Rafal Wojtczuk reported that X server has a number of properties that allow unprivileged users to exploit stack overflow in X server process by forcing it to allocate excessive amount of memory and place user-writeable shared memory segment close to the stack memory area boundary. This way, local unprivileged attacker may be able to overwrite memory that is used by privileged X server process as stack memory and execute code with server privileges. This type of flaws was covered in more detail in Gael Delalleu's "Large memory management vulnerabilities" presentation on CanSecWest 2005: http://cansecwest.com/core05/memory_vulns_delalleau.pdf Two possible approaches to address this problem were proposed: - Modify Linux kernel to always use heap-stack guard page to reduce probably of successful jump over the stack gap. Such patch was proposed in 2004 by Andrea Arcangeli and is used by some vendors' kernels, but is not upstreamed yet. http://lkml.org/lkml/2004/9/25/89 Separate bug #606611 tracks this proposed change. Note: Such protection may be bypassed if stack pointer is adjusted by more than the size of the guard area. This can happen in case of alloca() use, or in case of functions with large amount of local variables. - Modify X.org server to RLIMIT_AS limit by default to avoid the situation where kernel needs to place memory pages for requested allocation close to the stack memory. Proposed limits are: 1.5GB for 32bit systems and 10GB for 64bit systems.

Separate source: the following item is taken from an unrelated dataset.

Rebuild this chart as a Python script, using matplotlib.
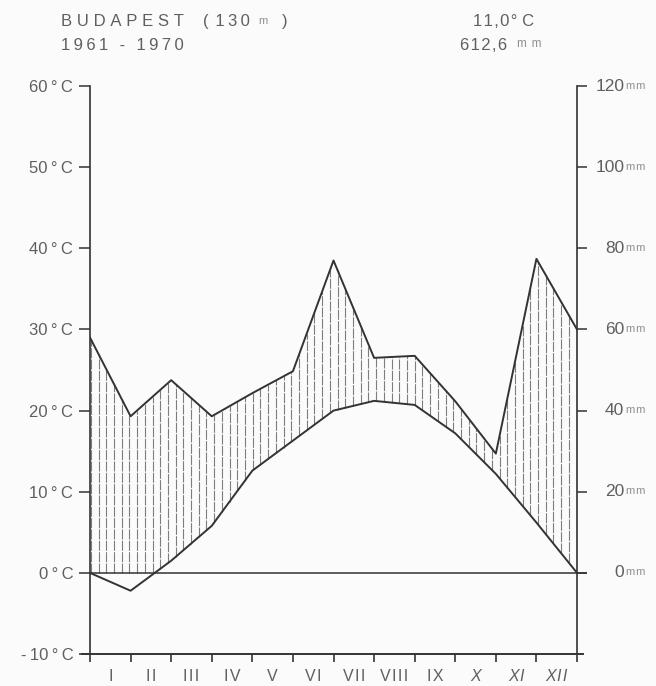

Created attachment 432396 [details] Proposed X.org patch (from Matthieu Herrb) Adds default RLIMIT_AS limits as described above. Also adds new server command line option to override default limits.
Created attachment 434600 [details] Patch limiting window tree depth (from Keith Packard) This patch enforces limits on window tree depth to block user's ability to trigger deep recursion in X server.

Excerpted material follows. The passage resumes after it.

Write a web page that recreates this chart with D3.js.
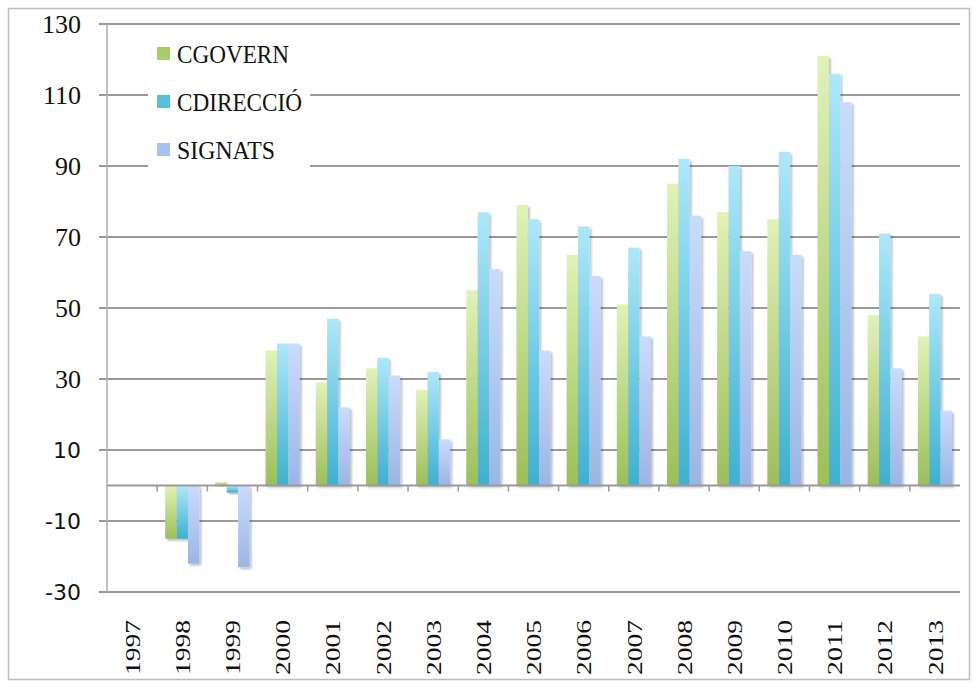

Making this bug public too, as the issue is public for some time now. As noted elsewhere (see e.g. http://lwn.net/Articles/400746/), proposed X server changes were not deemed complete fixes for the problem, kernel-side fix adding guard page was added in upstream kernel an is being backported to vendor kernels (check bug #606611 to follow Red Hat Enterprise Linux and Fedora kernel updates adding this protection).